Car Commuting Without Driving: Computerized Convoy Hits The Road: "
Semi-autonomous driving could make your commute to work a pleasure instead of pain. Road trains have been proposed for decades as a safe eco-solution for driving cars on freeways. Now, finally, a two-car test is hitting the streets in Europe this month.
The 'Safe Road Trains for the Environment' (SARTRE) system puts advanced automation and sensing technology into typical cars, giving them the ability to join a convoy that moves in sync down a freeway with only the lead vehicle needing the control of a human driver.
There's a plethora of gizmos needed to make this safe: sensors to ensure each car in the train maintains its position relative to the one in front, systems that allow individual drivers to seize control of their own car without upsetting the other cars, brake sensors, acceleration sensors, and so on.

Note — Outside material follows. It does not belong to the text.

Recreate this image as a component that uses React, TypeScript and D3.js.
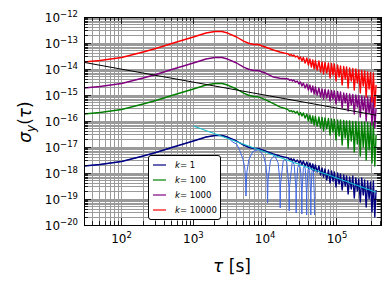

But the economic cost of these automatic systems (which could easily be built into future production cars as they're not too far advanced from existing ABS and parking sensors and the like) are easily off-set by the benefits of driving in convoys. You get faster average journey times, reduced chances of accidents (as
the system can be way better at avoiding dangerous traffic situations
than a human is), and faster traffic on the road as a whole.
Best of all, while you're in a convoy, you don't actually have to
drive. This could add to business productivity, or lead to
reduced stress levels in commuters.
SARTRE relies on one professional driver in a truck or van to lead the train, and includes sensors to check this person's alertness, blood-alcohol level, and so on. SARTRE is running a two-car test this month, then a five-car test in 2011, with no particular target date for commercialization.
We do wonder whether the SARTRE team ought to get together with the Google autonomous driving team. Replace that lead truck in SARTRE with a self-driving Google car, and you've got an even more interesting concept in transportation.